↓

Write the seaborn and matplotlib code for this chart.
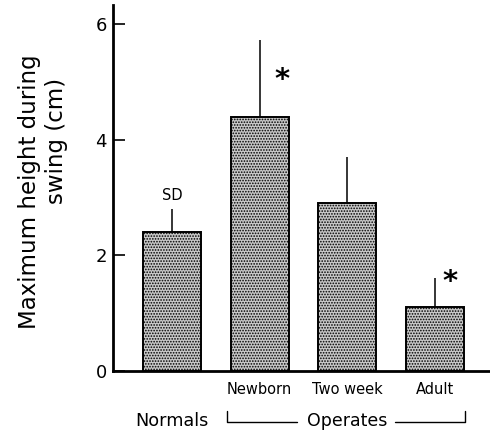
import matplotlib
matplotlib.use("Agg")
import matplotlib.pyplot as plt
import seaborn as sns
import pandas as pd

# ---- data ----
categories = ["Normals", "Newborn", "Two week", "Adult"]
tick_labels = ["", "Newborn", "Two week", "Adult"]
heights = [2.4, 4.4, 2.9, 1.1]
sd_tops = [2.8, 5.72, 3.7, 1.6]
significant = [False, True, False, True]
y_ticks = [0, 2, 4, 6]

sns.set_style("ticks")
plt.rcParams["font.family"] = ["DejaVu Sans"]
plt.rcParams["hatch.color"] = "#3a3a3a"
plt.rcParams["hatch.linewidth"] = 0.8
for k in ["text.color", "axes.labelcolor", "xtick.color", "ytick.color", "axes.edgecolor"]:
    plt.rcParams[k] = "black"

W, H = 490, 432
fig = plt.figure(figsize=(W / 100, H / 100), dpi=100)
ax_left, ax_right, ax_bottom, ax_top = 113, 490, 371, 5
ax = fig.add_axes([ax_left / W, (H - ax_bottom) / H,
                   (ax_right - ax_left) / W, (ax_bottom - ax_top) / H])

df = pd.DataFrame({"group": categories, "height": heights})
sns.barplot(data=df, x="group", y="height", ax=ax, width=0.66,
            color="#c8c8c8", edgecolor="black", linewidth=1.4,
            hatch="......", errorbar=None, zorder=2)

positions = list(range(len(categories)))
ax.vlines(positions, heights, sd_tops, color="black", linewidth=1.1, zorder=3)

ax.set_xlim(-0.673, 3.627)
ax.set_ylim(0, 6.33)
ax.set_yticks(y_ticks)
ax.set_yticklabels([str(t) for t in y_ticks], fontsize=13)
ax.set_xticks(positions)
ax.set_xticklabels(tick_labels, fontsize=10.5)
ax.tick_params(axis="y", direction="in", length=8.6, width=1.2, pad=4.3)
ax.tick_params(axis="x", length=0, pad=8)
ax.set_xlabel("")
ax.set_ylabel("")
for s in ["top", "right"]:
    ax.spines[s].set_visible(False)
for s in ["left", "bottom"]:
    ax.spines[s].set_linewidth(2)
    ax.spines[s].set_color("black")

# SD label and significance stars
ax.text(0, 3.04, "SD", ha="center", va="center", fontsize=10.5)
star_offsets = {1: (1.255, 5.03), 3: (3.171, 1.54)}
for i, sig in enumerate(significant):
    if sig:
        sx, sy = star_offsets[i]
        ax.text(sx, sy, "*", ha="center", va="center", fontsize=21, fontweight="bold")

# group labels row
trans = ax.get_xaxis_transform()
def fy(py):
    return (ax_bottom - py) / (ax_bottom - ax_top)

ax.text(0, fy(421), "Normals", ha="center", va="center", fontsize=12.7, transform=trans)
ax.text(2.0, fy(421), "Operates", ha="center", va="center", fontsize=12.5, transform=trans)
line_kw = dict(color="black", linewidth=1.0, clip_on=False, transform=trans)
ax.plot([0.627, 0.627, 1.426], [fy(411), fy(422), fy(422)], **line_kw)
ax.plot([2.544, 3.342, 3.342], [fy(422), fy(422), fy(411)], **line_kw)

# y label (two lines)
fig.text(30 / W, 1 - 192 / H, "Maximum height during", rotation=90,
         ha="center", va="center", fontsize=16.5)
fig.text(56 / W, 1 - 141 / H, "swing (cm)", rotation=90,
         ha="center", va="center", fontsize=16.5)

fig.savefig("out.png", dpi=100)
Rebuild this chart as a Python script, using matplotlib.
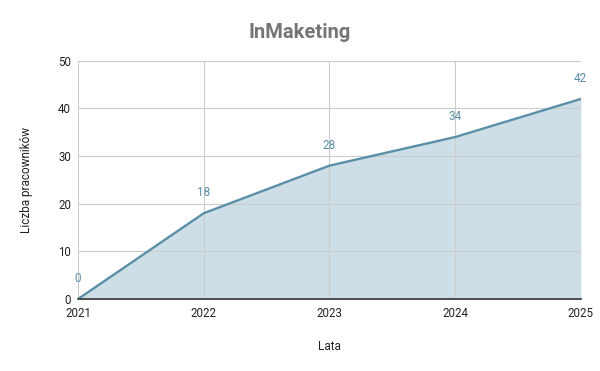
import matplotlib.pyplot as plt

years = [2021, 2022, 2023, 2024, 2025]
employees = [0, 18, 28, 34, 42]
yticks = [0, 10, 20, 30, 40, 50]

lineColor = '#5b8fa8'
fillColor = '#cddee6'

plt.rcParams['font.family'] = ['Roboto', 'DejaVu Sans']

fig = plt.figure(figsize=(6, 3.71), dpi=100)
ax = fig.add_axes([0.13, 0.194, 0.838, 0.642])

ax.fill_between(years, employees, 0, color=fillColor, lw=0, zorder=1)
ax.plot(years, employees, color=lineColor, lw=1.7, zorder=3)

# data labels above points
for x, y in zip(years, employees):
    ax.annotate(str(y), (x, y), xytext=(0, 10), textcoords='offset points',
                ha='center', va='bottom', color=lineColor, fontsize=8.5)

ax.set_xlim(2021, 2025)
ax.set_ylim(0, 50)
ax.set_xticks(years)
ax.set_yticks(yticks)
ax.grid(True, color='#cccccc', lw=0.8, zorder=2)
ax.set_axisbelow(False)
ax.tick_params(length=0, labelsize=8.3, colors='#222222')
ax.tick_params(axis='x', pad=5.5)
ax.tick_params(axis='y', pad=5)

for side in ['top', 'right', 'left']:
    ax.spines[side].set_visible(False)
ax.spines['bottom'].set_color('#333333')
ax.spines['bottom'].set_linewidth(1.2)
ax.spines['bottom'].set_zorder(4)

ax.set_xlabel('Lata', fontsize=8.5, color='#222222', labelpad=15)
ax.set_ylabel('Liczba pracowników', fontsize=8.5, color='#222222', labelpad=18)
fig.suptitle('InMaketing', fontsize=14.5, fontweight='bold', color='#757575', y=0.937)

plt.savefig('out.png', dpi=100)
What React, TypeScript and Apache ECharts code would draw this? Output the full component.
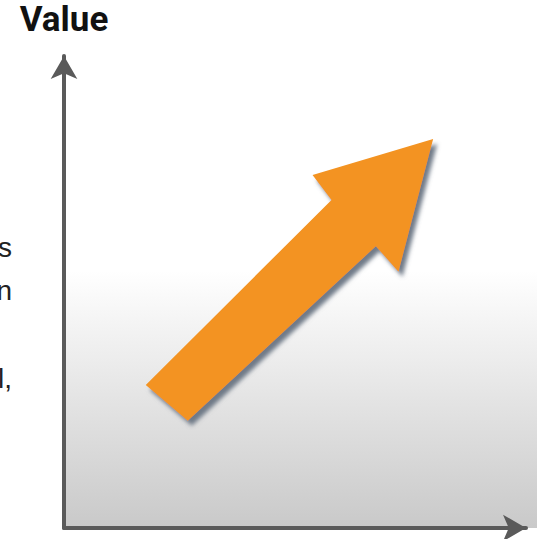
import React, { useEffect, useRef } from "react";
import * as echarts from "echarts";

// Axis title
const yAxisTitle = "Value";
// Clipped words at the left edge
const sideFragments = ["s", "n", "l,"];
const sideFragmentY = [247, 290, 378];
// Arrow outline, in data units (x, y)
const arrowX = [17.7, 57.9, 53.8, 79.9, 72.4, 67.5, 26.8];
const arrowY = [30.3, 69.5, 74.8, 82.4, 54.3, 59.7, 22.7];

export default function App() {
  const ref = useRef<HTMLDivElement>(null);
  useEffect(() => {
    const chart = echarts.init(ref.current!, null, { renderer: "svg" });
    const axisLine = {
      show: true,
      symbol: ["none", "arrow"],
      symbolSize: [20, 23],
      lineStyle: { color: "#5a5a5a", width: 4 },
    };
    chart.setOption({
      animation: false,
      backgroundColor: "#ffffff",
      grid: { left: 64, right: 11, top: 56, bottom: 11 },
      xAxis: {
        type: "value",
        min: 0,
        max: 100,
        axisLine,
        axisTick: { show: false },
        axisLabel: { show: false },
        splitLine: { show: false },
      },
      yAxis: {
        type: "value",
        min: 0,
        max: 100,
        name: yAxisTitle,
        nameLocation: "end",
        nameGap: 19,
        nameTextStyle: {
          fontFamily: "Roboto",
          fontWeight: "bold",
          fontSize: 35,
          color: "#111111",
          align: "center",
        },
        axisLine,
        axisTick: { show: false },
        axisLabel: { show: false },
        splitLine: { show: false },
      },
      graphic: [
        {
          type: "rect",
          z: -10,
          shape: { x: 66, y: 60, width: 471, height: 468 },
          style: {
            fill: new echarts.graphic.LinearGradient(0, 0, 0, 1, [
              { offset: 0, color: "#ffffff" },
              { offset: 0.45, color: "#ffffff" },
              { offset: 1, color: "#c9c9c9" },
            ]),
          },
        },
        ...sideFragments.map((t, i) => ({
          type: "text",
          x: 12,
          y: sideFragmentY[i],
          style: {
            text: t,
            fontFamily: "Liberation Sans",
            fontSize: 28,
            fill: "#222222",
            align: "right",
            verticalAlign: "middle",
          },
        })),
      ],
      series: [
        {
          type: "custom",
          data: [0],
          clip: false,
          renderItem: (params: any, api: any) => {
            const pts = arrowX.map((x, i) => api.coord([x, arrowY[i]]));
            return {
              type: "polygon",
              shape: { points: pts },
              style: {
                fill: "#F39321",
                shadowBlur: 4,
                shadowOffsetX: 4,
                shadowOffsetY: 5,
                shadowColor: "rgba(105,115,130,0.95)",
              },
            };
          },
        },
      ],
    });
    return () => chart.dispose();
  }, []);
  return (
    <div
      ref={ref}
      style={{ position: "fixed", left: 0, top: 0, width: 537, height: 539 }}
    />
  );
}
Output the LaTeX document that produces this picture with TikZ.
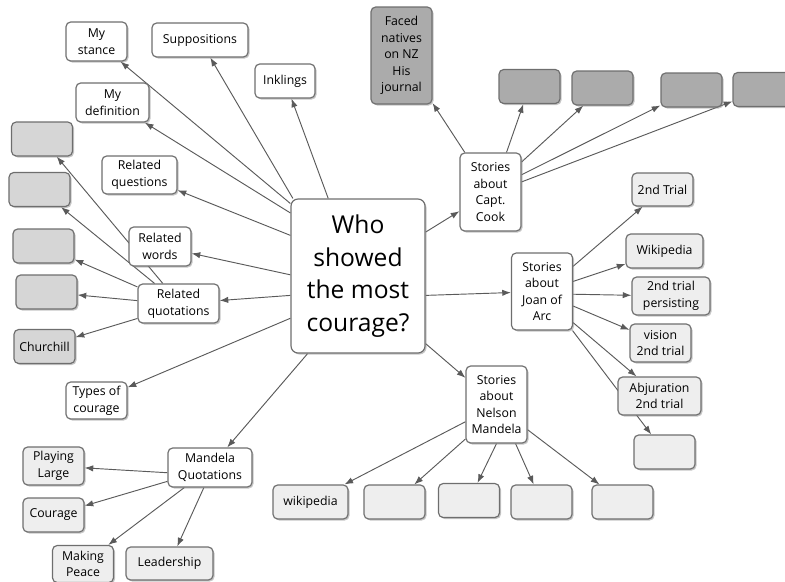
\documentclass[tikz,border=0pt]{standalone}
\usepackage{fontspec}
\setmainfont{Open Sans}
\usetikzlibrary{positioning, arrows.meta, shadows, backgrounds}
\definecolor{edgegray}{HTML}{5A5A5A}
\definecolor{bordergray}{HTML}{6E6E6E}
\definecolor{lightfill}{HTML}{EEEEEE}
\definecolor{midfill}{HTML}{D6D6D6}
\definecolor{darkfill}{HTML}{ABABAB}

\begin{document}
\begin{tikzpicture}[
    x=0.3mm, y=-0.3mm,
    font=\fontsize{10.5}{14.2}\selectfont,
    >=Latex,
    % Styles
    idea/.style={
        rectangle,
        draw=bordergray,
        fill=white,
        rounded corners=4pt,
        minimum width=18.3mm,
        minimum height=10.2mm,
        inner sep=1pt,
        align=center,
        line width=1pt,
        drop shadow={opacity=0.45, shadow xshift=0.45mm, shadow yshift=-0.45mm}
    },
    lightbox/.style={idea, fill=lightfill},
    midbox/.style={idea, fill=midfill},
    darkbox/.style={idea, fill=darkfill},
    twoline/.style={minimum height=11.4mm},
    mainq/.style={
        idea,
        minimum width=40.2mm,
        minimum height=46.2mm,
        rounded corners=6pt,
        font=\fontsize{21}{27.8}\selectfont
    },
    link/.style={
        -{Latex[length=2.6mm, width=1.9mm]},
        draw=edgegray,
        line width=0.8pt
    }
]
    \useasboundingbox (0,0) rectangle (785,581);

    % ================= CENTRAL QUESTION =================
    \node[mainq] (central) at (358,276) {Who\\showed\\the most\\courage?};

    % ================= LEFT BRANCHES =================
    \node[idea, minimum height=11.7mm] (stance) at (96.5,41.5) {My\\stance};
    \node[idea, minimum width=28.8mm] (suppositions) at (200,40) {Suppositions};
    \node[idea, minimum width=18mm] (inklings) at (285,81) {Inklings};
    \node[idea, minimum width=21.9mm, minimum height=11.7mm] (definition) at (112.5,102.5) {My\\definition};
    \node[idea, minimum width=22.5mm, twoline] (questions) at (139.5,175) {Related\\questions};
    \node[idea, minimum width=18.6mm, minimum height=11.7mm] (words) at (160,246.5) {Related\\words};
    \node[idea, minimum width=24.3mm, minimum height=11.7mm] (quotations) at (178.5,303.5) {Related\\quotations};
    \node[idea, minimum height=11.1mm] (types) at (96.5,400.5) {Types of\\courage};

    % Related quotations
    \node[midbox] (quoteA) at (42,139) {};
    \node[midbox] (quoteB) at (39.5,189.5) {};
    \node[midbox] (quoteC) at (43.5,246) {};
    \node[midbox] (quoteD) at (46.5,292) {};
    \node[midbox] (churchill) at (44.5,346.5) {Churchill};

    % ================= MANDELA QUOTATIONS =================
    \node[idea, minimum width=25.2mm, minimum height=11.7mm] (mquotes) at (210,467.5) {Mandela\\Quotations};
    \node[lightbox, twoline] (playing) at (53.5,466) {Playing\\Large};
    \node[lightbox] (courage) at (53.5,515) {Courage};
    \node[lightbox, minimum height=11.1mm] (peace) at (83,564) {Making\\Peace};
    \node[lightbox, minimum width=26.1mm, minimum height=9.9mm] (leadership) at (169.5,563.5) {Leadership};

    % ================= NELSON MANDELA =================
    \node[idea, minimum height=23.1mm] (nelson) at (496.5,404.5) {Stories\\about\\Nelson\\Mandela};
    \node[lightbox, minimum width=22.5mm] (nwiki) at (310.5,502) {wikipedia};
    \node[lightbox] (nboxA) at (394.5,502) {};
    \node[lightbox] (nboxB) at (469,500.5) {};
    \node[lightbox] (nboxC) at (541.5,502) {};
    \node[lightbox] (nboxD) at (622.5,502) {};

    % ================= JOAN OF ARC =================
    \node[idea, minimum height=23.1mm] (joan) at (542,291.5) {Stories\\about\\Joan of\\Arc};
    \node[lightbox, minimum height=9.9mm] (trial) at (662.5,189.5) {2nd Trial};
    \node[lightbox, minimum width=23.1mm] (jwiki) at (664.5,251) {Wikipedia};
    \node[lightbox, minimum width=23.4mm, twoline] (persisting) at (671,296) {2nd trial\\persisting};
    \node[lightbox, twoline] (vision) at (660.5,343) {vision\\2nd trial};
    \node[lightbox, minimum width=24.9mm, twoline] (abjuration) at (659.5,396) {Abjuration\\2nd trial};
    \node[lightbox] (jbox) at (664.5,452) {};

    % ================= CAPT. COOK =================
    \node[idea, minimum height=23.4mm] (cook) at (490.5,192) {Stories\\about\\Capt.\\Cook};
    \node[darkbox, minimum height=29.1mm] (natives) at (401.5,55.5) {Faced\\natives\\on NZ\\His\\journal};
    \node[darkbox] (cboxA) at (529.5,86.5) {};
    \node[darkbox] (cboxB) at (602.5,88) {};
    \node[darkbox] (cboxC) at (691.5,90) {};
    \node[darkbox] (cboxD) at (763.5,89.5) {};

    % ================= CONNECTIONS =================
    \begin{pgfonlayer}{background}
        % From the question
        \draw[link] (central.133) -- (stance);
        \draw[link] (central.130) -- (suppositions);
        \draw[link] (central.111) -- (inklings);
        \draw[link] (central.137) -- (definition);
        \draw[link] (central.149) -- (questions);
        \draw[link] (central.179) -- (words);
        \draw[link] (central.196) -- (quotations);
        \draw[link] (central.212) -- (types);
        \draw[link] (central.237) -- (mquotes);
        \draw[link] (central.315) -- (nelson);
        \draw[link] (central.344) -- (joan);
        \draw[link] (central.33) -- (cook);

        % Related quotations
        \draw[link] (quotations.128) -- (quoteA);
        \draw[link] (quotations.140) -- (quoteB);
        \draw[link] (quotations.158) -- (quoteC);
        \draw[link] (quotations.176) -- (quoteD);
        \draw[link] (quotations.200) -- (churchill);

        % Mandela quotations
        \draw[link] (mquotes.187) -- (playing);
        \draw[link] (mquotes.198) -- (courage);
        \draw[link] (mquotes.218) -- (peace);
        \draw[link] (mquotes.253) -- (leadership);

        % Nelson Mandela
        \draw[link] (nelson.209) -- (nwiki);
        \draw[link] (nelson.228) -- (nboxA);
        \draw[link] (nelson.270) -- (nboxB);
        \draw[link] (nelson.296) -- (nboxC);
        \draw[link] (nelson.321) -- (nboxD);

        % Joan of Arc
        \draw[link] (joan.39) -- (trial);
        \draw[link] (joan.18) -- (jwiki);
        \draw[link] (joan.355) -- (persisting);
        \draw[link] (joan.335) -- (vision);
        \draw[link] (joan.315) -- (abjuration);
        \draw[link] (joan.308) -- (jbox);

        % Capt. Cook
        \draw[link] (cook.123) -- (natives);
        \draw[link] (cook.68) -- (cboxA);
        \draw[link] (cook.44) -- (cboxB);
        \draw[link] (cook.29) -- (cboxC);
        \draw[link] (cook.18) -- (cboxD);
    \end{pgfonlayer}

\end{tikzpicture}
\end{document}
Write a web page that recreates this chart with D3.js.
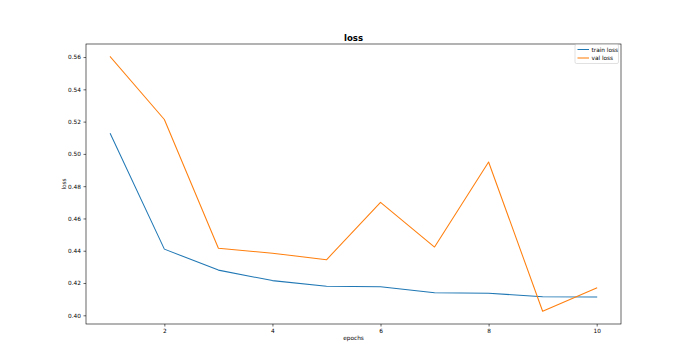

↑

■ Written instruction: Please take the lines from the beginning of the data above through the line holding "(ax_right - ax_left)" and transcribe them exactly, without any pictures.

■ Response for this exercise:
Write the seaborn and matplotlib code for this chart.
import matplotlib
matplotlib.use("Agg")
import matplotlib.pyplot as plt
import seaborn as sns
import pandas as pd

# ---- data ----
categories = ["Normals", "Newborn", "Two week", "Adult"]
tick_labels = ["", "Newborn", "Two week", "Adult"]
heights = [2.4, 4.4, 2.9, 1.1]
sd_tops = [2.8, 5.72, 3.7, 1.6]
significant = [False, True, False, True]
y_ticks = [0, 2, 4, 6]

sns.set_style("ticks")
plt.rcParams["font.family"] = ["DejaVu Sans"]
plt.rcParams["hatch.color"] = "#3a3a3a"
plt.rcParams["hatch.linewidth"] = 0.8
for k in ["text.color", "axes.labelcolor", "xtick.color", "ytick.color", "axes.edgecolor"]:
    plt.rcParams[k] = "black"

W, H = 490, 432
fig = plt.figure(figsize=(W / 100, H / 100), dpi=100)
ax_left, ax_right, ax_bottom, ax_top = 113, 490, 371, 5
ax = fig.add_axes([ax_left / W, (H - ax_bottom) / H,
                   (ax_right - ax_left) / W, (ax_bottom - ax_top) / H])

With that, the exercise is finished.